Zu Transportieren hatte ich a) meine normalen Utensilien für ein Wochenende in einer Ferienwohnung b) etliche Lebensmittel, um zur Versorgung der Gruppe mit selbstgemachten „heimischen Spezialitäten“ beizutragen und c) ein nicht ganz großes aber auch nicht ganz kleines Akkordeon.

Die Anreise, nicht an einen engen Zeitrahmen gebunden, bewältigte ich in diesen Etappen:

  • – Schmachtenhagen-Oranienburg, 7 km, Pedelec.
  • – Oranienburg-Neustrelitz, Regio, 50 min, mit Bahnkart,  8 € + 5 € Fahrrad = 13,-€.
  • . Neustrelitz – Lehsten, 32 km, Pedelec.

Diese Anreise dauerte von 10:30 Uhr bis 14 Uhr. Sie war bei herrlichem Sonnenschein ein gesundes Vergnügen. (Zum Vergnügen trug ein funktionierender Aufzug im Bahnhof Oranienburg bei.) Jedoch hätte nicht jede ältere Person die 32 km mit dem Pedelec ohne größere Pause bewältigt.

Mit dem Auto wäre die kürzeste Entfernung (ohne Autobahn) 115 km gewesen und wäre in etwa 2 Std. bewältigt worden.

Die Rückfahrt über Potsdam war komplizierter.
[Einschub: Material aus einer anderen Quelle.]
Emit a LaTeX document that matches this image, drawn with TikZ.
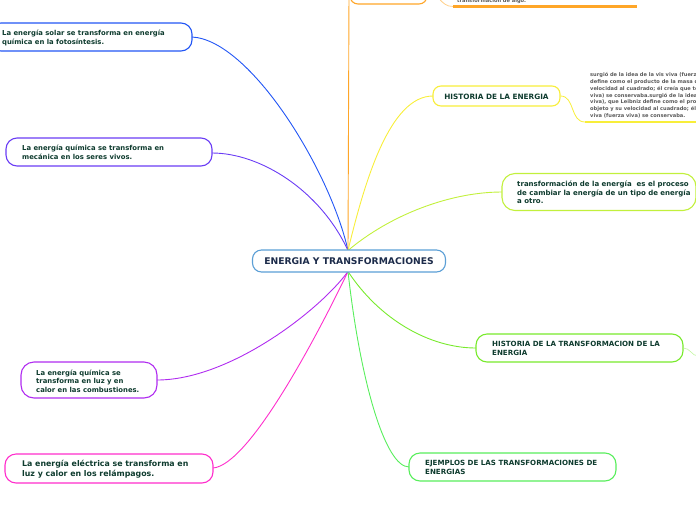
\documentclass[tikz,border=0pt]{standalone}
\usepackage{fontspec}
\setmainfont{DejaVu Sans}
\definecolor{cblue}{HTML}{2256F5}
\definecolor{cindigo}{HTML}{6A3CF5}
\definecolor{cpurple}{HTML}{B02CF0}
\definecolor{cmagenta}{HTML}{FF2ECC}
\definecolor{cyellow}{HTML}{F8EE3A}
\definecolor{cyelgreen}{HTML}{C2F03C}
\definecolor{cgreen}{HTML}{78EA2C}
\definecolor{cgreen2}{HTML}{58EE5C}
\definecolor{corange}{HTML}{FFA628}
\definecolor{corangel}{HTML}{FFD08A}
\definecolor{ccenter}{HTML}{5B9FD6}
\definecolor{ctext}{HTML}{0E3B2E}
\definecolor{ctitle}{HTML}{1C2B4A}
\definecolor{cgray}{HTML}{5A5A5A}
\tikzset{
  box/.style={draw, fill=white, rounded corners=11pt, line width=1.1pt, inner sep=0pt},
  btxt/.style={anchor=west, align=left, inner sep=0pt, text=ctext, font=\bfseries\fontsize{6.85}{9}\selectfont},
  conn/.style={line width=0.9pt},
}
\begin{document}
\begin{tikzpicture}[x=1pt,y=-1pt]
\useasboundingbox (0,0) rectangle (696,520);

\coordinate (ctop) at (348,250.5);
\coordinate (cbot) at (348,271.5);

% connectors
\draw[conn, cblue] (ctop) .. controls (330,170) and (250,40) .. (192,37);
\draw[conn, cindigo] (ctop) .. controls (320,190) and (260,153) .. (212,153);
\draw[conn, cpurple] (cbot) .. controls (320,310) and (230,380) .. (157,380);
\draw[conn, cmagenta] (cbot) .. controls (320,330) and (250,465) .. (213,468);
\coordinate (otop) at (349,-8);
\draw[conn, corange] (ctop) -- (otop);
\draw[conn, cyellow] (ctop) .. controls (365,180) and (390,96) .. (433,96);
\draw[conn, cyelgreen] (ctop) .. controls (390,215) and (450,192) .. (502,192);
\draw[conn, cgreen] (cbot) .. controls (380,320) and (430,348) .. (476,348);
\draw[conn, cgreen2] (cbot) .. controls (360,380) and (385,467) .. (409,467);

% center
\node[box, draw=ccenter, minimum width=193pt, minimum height=22pt, rounded corners=9pt] (c) at (349,261) {};
\node[inner sep=0pt, text=ctitle, font=\bfseries\fontsize{9.2}{10}\selectfont] (ct) at (349,261) {ENERGIA Y TRANSFORMACIONES};

% blue
\node[box, draw=cblue, minimum width=202pt, minimum height=28pt] (n1) at (91,37) {};
\node[btxt] (t1) at (2,37.5) {La energía solar se transforma en energía\\química en la fotosíntesis.};

% indigo
\node[box, draw=cindigo, minimum width=206pt, minimum height=28pt] (n2) at (109,152) {};
\node[btxt] (t2) at (22,152.5) {La energía química se transforma en\\mecánica en los seres vivos.};

% purple
\node[box, draw=cpurple, minimum width=136pt, minimum height=36pt, rounded corners=13pt] (n3) at (89,380) {};
\node[btxt, font=\bfseries\fontsize{6.85}{8.4}\selectfont] (t3) at (36,381) {La energía química se\\transforma en luz y en\\calor en las combustiones.};

% magenta
\node[box, draw=cmagenta, minimum width=208pt, minimum height=29pt] (n4) at (109,468.5) {};
\node[btxt, font=\bfseries\fontsize{7.85}{10}\selectfont] (t4) at (22,469) {La energía eléctrica se transforma en\\luz y calor en los relámpagos.};

% yellow
\node[box, draw=cyellow, minimum width=127pt, minimum height=20pt, rounded corners=8pt] (n5) at (496.5,96) {};
\node[inner sep=0pt, text=ctext, font=\bfseries\fontsize{7.3}{8}\selectfont] (t5) at (496.5,96.5) {HISTORIA DE LA ENERGIA};
\coordinate (yl) at (585,122);
\coordinate (yr) at (700,122);
\draw[line width=0.8pt, cyellow] (n5.east) .. controls (575,96) and (570,122) .. (yl);
\draw[line width=2pt, cyellow] (yl) -- (yr);
\node[anchor=north west, align=left, inner sep=0pt, text=cgray, font=\bfseries\fontsize{5.1}{6.75}\selectfont] (g1) at (590,72.5) {surgió de la idea de la vis viva (fuerza viva), que Leibniz\\define como el producto de la masa de un objeto y su\\velocidad al cuadrado; él creía que total (vis\\viva) se conservaba.surgió de la idea de la vis viva (fuerza\\viva), que Leibniz define como el producto de la masa de un\\objeto y su velocidad al cuadrado; él creía que la vis\\viva (fuerza viva) se conservaba.};

% yellow-green
\node[box, draw=cyelgreen, minimum width=194pt, minimum height=37pt, rounded corners=13pt] (n6) at (599,192) {};
\node[btxt, font=\bfseries\fontsize{7.0}{8.6}\selectfont] (t6) at (517,192.5) {transformación de la energía~ es el proceso\\de cambiar la energía de un tipo de energía\\a otro.};

% green
\node[box, draw=cgreen, minimum width=207pt, minimum height=28pt] (n7) at (579.5,348) {};
\node[btxt, font=\bfseries\fontsize{7.1}{8.2}\selectfont] (t7) at (492,348.5) {HISTORIA DE LA TRANSFORMACION DE LA\\ENERGIA};
\coordinate (ge) at (698,356);
\draw[line width=0.6pt, cgreen!45] (n7.east) .. controls (690,348) and (692,356) .. (ge);

% green2
\node[box, draw=cgreen2, minimum width=207pt, minimum height=28pt] (n8) at (512.5,467) {};
\node[btxt, font=\bfseries\fontsize{7.1}{8.6}\selectfont] (t8) at (425,467.5) {EJEMPLOS DE LAS TRANSFORMACIONES DE\\ENERGIAS};

% orange (top, cut off)
\node[box, draw=corange, minimum width=77pt, minimum height=22pt, rounded corners=8pt] (n9) at (388.5,-7) {};
\coordinate (ol) at (453,6.5);
\coordinate (or) at (637,6.5);
\draw[line width=0.8pt, corangel] (n9.east) .. controls (440,-7) and (440,6.5) .. (ol);
\draw[line width=2.2pt, corange] (ol) -- (or);
\node[anchor=base west, inner sep=0pt, text=cgray, font=\bfseries\fontsize{5.1}{6.8}\selectfont] (g2) at (457,2.5) {transformación de algo.};
\end{tikzpicture}
\end{document}
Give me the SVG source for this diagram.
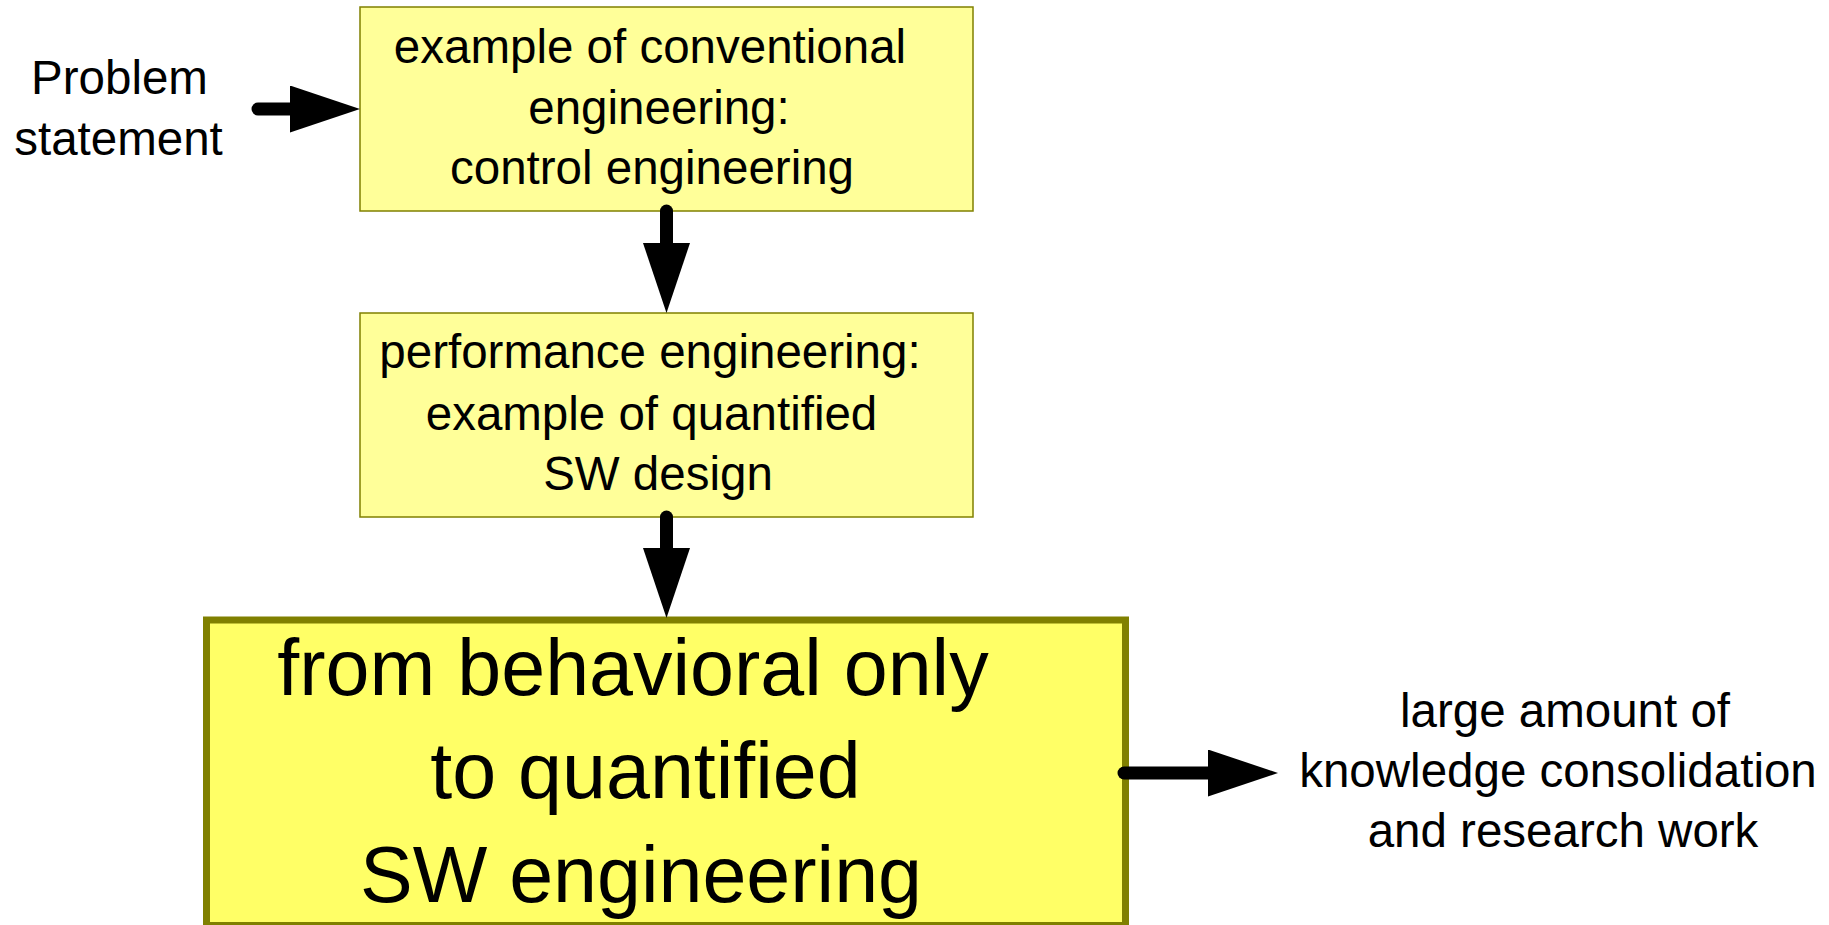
<svg xmlns="http://www.w3.org/2000/svg" width="1829" height="925" viewBox="0 0 1829 925">
<defs>
<style>
.box{fill:#ffff99;stroke:#808000;stroke-width:1.5}
.big{fill:#ffff66;stroke:#808000;stroke-width:7}
.t{font-family:"Liberation Sans",Arial,sans-serif;font-size:47.5px;fill:#000;text-anchor:middle}
.tb{font-family:"Liberation Sans",Arial,sans-serif;font-size:79px;fill:#000;text-anchor:middle}
.c{fill:none;stroke:#000;stroke-width:13;stroke-linecap:round}
</style>
<marker id="ah" markerUnits="userSpaceOnUse" markerWidth="70" markerHeight="47" refX="0" refY="23.5" orient="auto" viewBox="0 0 70 47">
<path d="M0,0 L70,23.5 L0,47 Z" fill="#000"/>
</marker>
</defs>
<rect width="1829" height="925" fill="#fff"/>
<g id="problem">
<text class="t" x="119.5" y="94">Problem</text>
<text class="t" x="118.5" y="155">statement</text>
</g>
<g id="box1">
<rect class="box" x="360" y="7" width="613" height="204"/>
<text class="t" x="650" y="63">example of conventional</text>
<text class="t" x="659" y="124">engineering:</text>
<text class="t" x="652" y="184">control engineering</text>
</g>
<g id="box2">
<rect class="box" x="360" y="313" width="613" height="204"/>
<text class="t" x="650" y="368">performance engineering:</text>
<text class="t" x="651.5" y="430">example of quantified</text>
<text class="t" x="658" y="490">SW design</text>
</g>
<g id="box3">
<rect class="big" x="206.5" y="620" width="919" height="305.5"/>
<text class="tb" x="633" y="695">from behavioral only</text>
<text class="tb" x="645.5" y="798">to quantified</text>
<text class="tb" x="641" y="902">SW engineering</text>
</g>
<g id="result">
<text class="t" x="1565" y="727">large amount of</text>
<text class="t" x="1558" y="787">knowledge consolidation</text>
<text class="t" x="1563" y="847">and research work</text>
</g>
<g id="connectors">
<path class="c" d="M258,109 L290,109" marker-end="url(#ah)"/>
<path class="c" d="M666.5,211 L666.5,243" marker-end="url(#ah)"/>
<path class="c" d="M666.5,517 L666.5,548" marker-end="url(#ah)"/>
<path class="c" d="M1124,773 L1208,773" marker-end="url(#ah)"/>
</g>
</svg>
Die Teilstrecken waren:

  • – Lehsten-Neustrelitz, 32 km, Pedelec
  • – Neustrelitz-Potsdam Hbf, ca 2 Std. Bahnkart, 16,-€ + 5,-€=21 €.
  • – Potsdam Hbf-Potsdam-Waldstadt, 4 km, Pedelec.
  • -Potsdam-Waldstadt-Potsdam Hbf, 4 km, Pedelec.
  • Potsdam Hbf-Oranienburg, 1,5 Std, 4 €.
  • Oranienburg- Schmachtenhagen, 7km, Pedelec.

Mit dem Auto wäre die Strecke Lehsten-Potsdam etwa 170 oder 190 km gewesen (2,5 Std.), die Strecke Potsdam-Schmachtenhagen noch einmal 75 km (1 Stunde).

Das entscheidende Ziel, rechtzeitig zu 13 Uhr in Potsdam zu sein, habe ich eigentlich gut erreicht, musste dafür aber am Sonntag vor 8 Uhr starten, war also 5 Stunden unterwegs. Das Wetter spielte wieder prächtig mit. Mit der Bahn musste ich 1x umsteigen. Das wird mit dem schweren Rad sofort zur Tortur, wenn (wie in Potsdam) der Aufzug nicht funktioniert. Die Rückfahrt von Potsdam nach Oranienburg leider wieder mit Umsteigen. Dauer der Rückfahrt etwa 2 Stunden.

Nach der gesamten Reise Lehsten-Potsdam-Schmachtenhagen wusste ich dann doch, was ich getan hatte. Der Akku meines acht Jahre alten Pedelecs hat die Rückreisestrecke über insgesamt 47 km gut bewältigt. Doch das Rad war schwer, und viel länger hätte der Akku nicht gehalten.

Die Anstrengungen habe ich als sportliche Übung verstanden und also positiv gewertet. Eine nicht zu seltene direkte Bahnverbindung zwischen Neustrelitz und Potsdam sollte es geben, dito Potsdam-Oranienburg. Die Kosten der Rückreise (25 €, mit Bahncard 50) hätten niedriger sein dürfen. Das Ganze wäre bei schlechtem Wetter kein Vergnügen gewesen. Die Wetterabhängigkeit ist für mich der entscheidende Begrenzungsfaktor für ein solches Unternehmen. Da ich kein Auto habe, wäre in diesem Fall eine Fahrgemeinschaft die Lösung gewesen. Das Radwegenetz war übrigens sehr gut.

Fotografiert habe ich unterwegs nicht, Fotoapparat blieb zu Hause. Die Landschaft aber, durch die ich jetzt im frühen Frühling fuhr, war ein Traum.